O julgamento do insólito assalto aos paióis de Tancos e da alegada encenação da Polícia Judiciária Militar (PJM) na recuperação do armamento, com o suposto conhecimento do ex-ministro da Defesa, Azeredo Lopes, em 2017, deverá estar concluído no próximo ano.
O furto nas instalações militares provocou várias ondas de choque, colocou a descoberto fragilidades da segurança dos paióis e afetou gravemente a imagem da PJM, desde logo pela acusação criminal de vários dirigentes, noticiou a agência Lusa.
O julgamento dos 23 arguidos começou em 02 de novembro, no Tribunal Judicial de Santarém, e tem como protagonistas o ex-ministro da Defesa Azeredo Lopes, que se demitiu do cargo no seguimento do caso, elementos da PJM – entre os quais o seu ex-diretor -, militares da GNR de Loulé e arguidos acusados de envolvimento no furto, cometido em 29 de junho de 2017.

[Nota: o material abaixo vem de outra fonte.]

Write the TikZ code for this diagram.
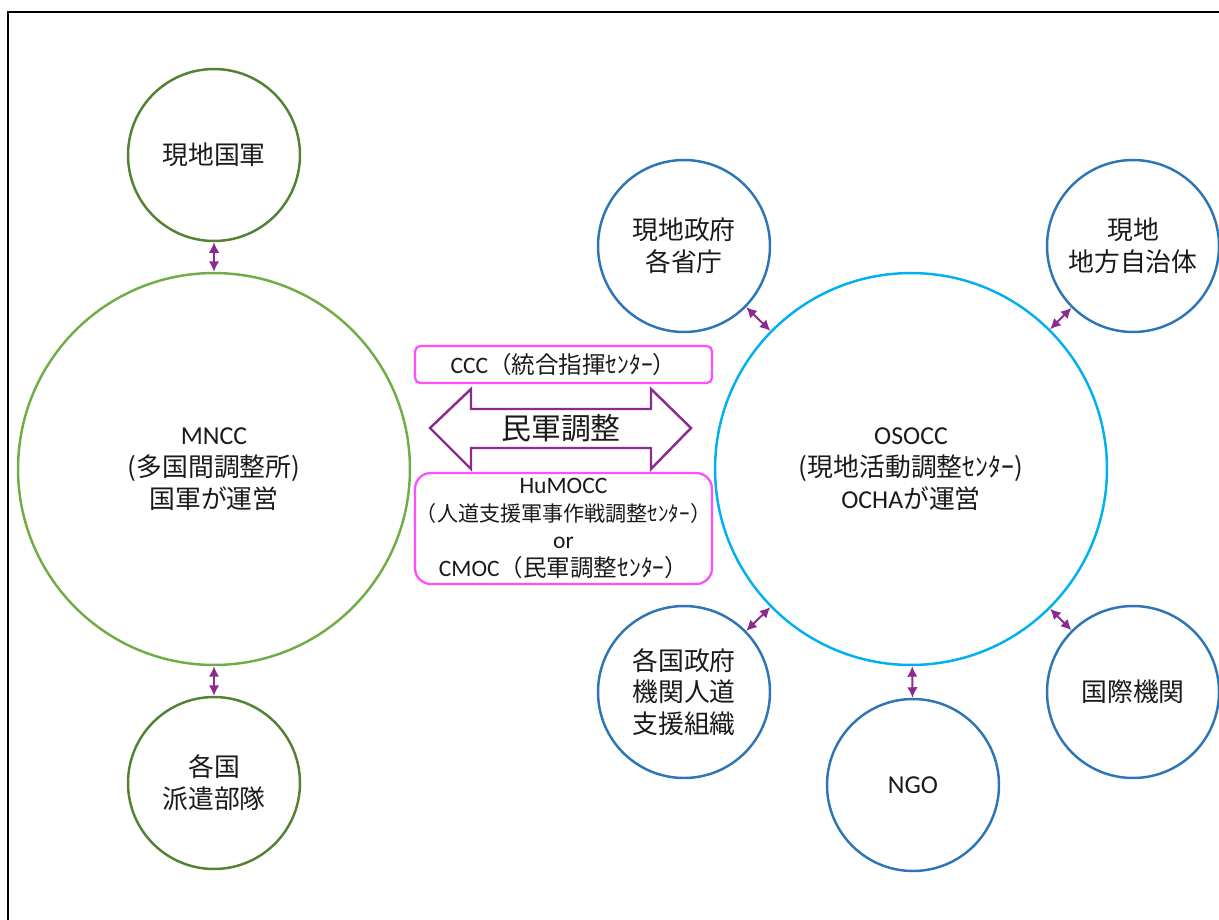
\documentclass[tikz,border=0pt]{standalone}
\usepackage{fontspec}
\setmainfont{Carlito}
\newfontfamily\jp{Noto Sans CJK JP}
\usetikzlibrary{arrows.meta}
\definecolor{dgreen}{HTML}{548235}
\definecolor{lgreen}{HTML}{70AD47}
\definecolor{dblue}{HTML}{2E75B6}
\definecolor{lblue}{HTML}{00B0F0}
\definecolor{boxpink}{HTML}{FF4DFF}
\definecolor{arrpurple}{HTML}{8B2A8F}
\definecolor{txt}{HTML}{1A1A1A}
\tikzset{
	unit/.style={circle, draw=dblue, line width=1.4pt, minimum size=3.44cm, inner sep=0pt,
		align=center, text=txt, font=\fontsize{14.7}{18.1}\selectfont},
	bigunit/.style={unit, minimum size=7.84cm},
	link/.style={arrpurple, line width=1.1pt, {Latex[length=6pt,width=6pt]}-{Latex[length=6pt,width=6pt]}},
	centre/.style={rectangle, draw=boxpink, line width=1.3pt, minimum width=5.94cm, inner sep=0pt,
		align=center, text=txt, font=\fontsize{13.4}{15.9}\selectfont}
}

\begin{document}
\begin{tikzpicture}[x=0.02cm, y=-0.02cm]
		%%%%% START %%%%%
		\useasboundingbox (0,0) rectangle (1219,919);
		
		\draw[line width=1.2pt] (8,940) -- (8,12) -- (1240,12);
		
		% military side
		\node[unit, draw=dgreen] (army) at (214,155) {\jp 現地国軍};
		\node[bigunit, draw=lgreen] (mncc) at (214,469) {MNCC\\{\jp (多国間調整所)}\\{\jp 国軍が運営}};
		\node[unit, draw=dgreen] (troops) at (214,783) {{\jp 各国}\\{\jp 派遣部隊}};
		
		% humanitarian side
		\node[bigunit, draw=lblue] (osocc) at (911,469) {OSOCC\\{\jp (現地活動調整ｾﾝﾀｰ)}\\OCHA{\jp が運営}};
		\node[unit] (gov) at (684,246) {{\jp 現地政府}\\{\jp 各省庁}};
		\node[unit] (local) at (1133,246) {{\jp 現地}\\{\jp 地方自治体}};
		\node[unit] (aid) at (684,692) {{\jp 各国政府}\\{\jp 機関人道}\\{\jp 支援組織}};
		\node[unit] (ngo) at (913,785) {NGO};
		\node[unit] (intl) at (1133,692) {\jp 国際機関};
		
		\draw[link] (army) -- (mncc);
		\draw[link] (mncc) -- (troops);
		\draw[link] (gov) -- (osocc);
		\draw[link] (local) -- (osocc);
		\draw[link] (aid) -- (osocc);
		\draw[link] (ngo) -- (osocc);
		\draw[link] (intl) -- (osocc);
		
		% coordination centres
		\node[centre, rounded corners=3pt, minimum height=0.74cm] (ccc) at (563.5,364.5)
			{CCC{\jp （統合指揮ｾﾝﾀｰ）}};
		\node[centre, rounded corners=9pt, minimum height=2.22cm] (humocc) at (563.5,528.5)
			{HuMOCC\\{\fontsize{12}{13.6}\selectfont\jp （人道支援軍事作戦調整ｾﾝﾀｰ）}\\or\\CMOC{\jp （民軍調整ｾﾝﾀｰ）}};
		
		\draw[arrpurple, line width=1.4pt, line join=miter] (430,428) -- (471,389) -- (471,409) -- (651,409)
			-- (651,389) -- (691,428) -- (651,469) -- (651,448) -- (471,448) -- (471,469) -- cycle;
		\node[text=txt, font=\fontsize{17}{20}\selectfont] (civmil) at (561,428) {\jp 民軍調整};
		%%%%% END %%%%%
\end{tikzpicture}
\end{document}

Pouco antes do início do julgamento, o arguido João Paulino assumiu ter sido autor do furto, disse que elementos da GNR de Loulé lhe tinham proposto um acordo para devolver o material e entregou à Polícia Judiciária (PJ) as munições e granadas que faltavam.
As investigações dirigidas pelo Ministério Público (MP) foram além do furto e debruçaram-se sobre a atuação da PJM, criando divergências entre a ex-procuradora-geral da República Joana Marques Vidal e a PJ, por um lado, e a PJM e o seu diretor, por outro.
O MP sustenta que a recuperação do material, na região da Chamusca, em outubro de 2017, foi encenada pela PJM, com a conivência do autor do furto, João Paulino, e de elementos da GNR de Loulé e que a operação era do conhecimento do então ministro da Defesa, que também estava ciente da contestação desta polícia à orientação de Joana Marques Vidal ao entregar o caso à PJ.
O inusitado furto nas instalações militares teve também implicações políticas e o Presidente da República, Marcelo Rebelo de Sousa, e o primeiro-ministro, António Costa, foram arrolados como testemunhas.
Marcelo Rebelo de Sousa afirmou que, numa visita aos paióis de Tancos em 2017, Azeredo Lopes lhe sugeriu que falasse com o diretor da PJM, que discordava das orientações da PGR, mas que isso nunca aconteceu, revelando que teve conhecimento do aparecimento do material bélico por uma notícia da Lusa.
Numa recente entrevista à TVI, Marcelo Rebelo de Sousa declarou que nunca se sentiu enganado por Azeredo Lopes, porque este não lhe deu o mínimo sinal de que sabia de algo sobre o furto ou sobre a forma como foi encontrado o material, e que a conclusão do julgamento “é fundamental para a dignidade do Estado de direito democrático”.
Por sua vez, o primeiro-ministro disse acreditar que Azeredo Lopes desconhecia a alegada encenação na recuperação das armas e a investigação paralela da PJM e enalteceu a lealdade do seu ex-ministro da Defesa.
Na versão do MP, Azeredo Lopes sonegou informação à PGR e quis que Joana Marques Vidal fosse complacente com a situação, tendo aceitado a encenação em vez de se ter oposto e participado a irregularidade.
Contrariando esta suspeita, Azeredo Lopes disse, em julgamento, que ex-PGR nunca o alertou que a PJM estava a fazer uma investigação paralela ao furto, negou tê-la autorizado ao arrepio da decisão de Joana Marques Vidal e reiterou que a sua “implicação” no caso é “esmagadoramente política”.
O julgamento continua em 04 de janeiro, faltando depor dois importantes arguidos: o ex-diretor da PJM Luís Vieira e o antigo porta-voz da instituição major Vasco Brazão, tendo este último já afirmado que “a ação paralela” da PJM foi “oportunamente comunicada” ao antigo ministro da Defesa.
Dez arguidos respondem por associação criminosa, tráfico e mediação de armas e terrorismo, por envolvimento no furto do armamento e os restantes 13, entre os quais Azeredo Lopes, elementos da PJM e da GNR, sobre a encenação/encobrimento na recuperação do material.
Azeredo Lopes está acusado de denegação de justiça e prevaricação, favorecimento pessoal praticado por funcionário, abuso de poder e denegação de justiça.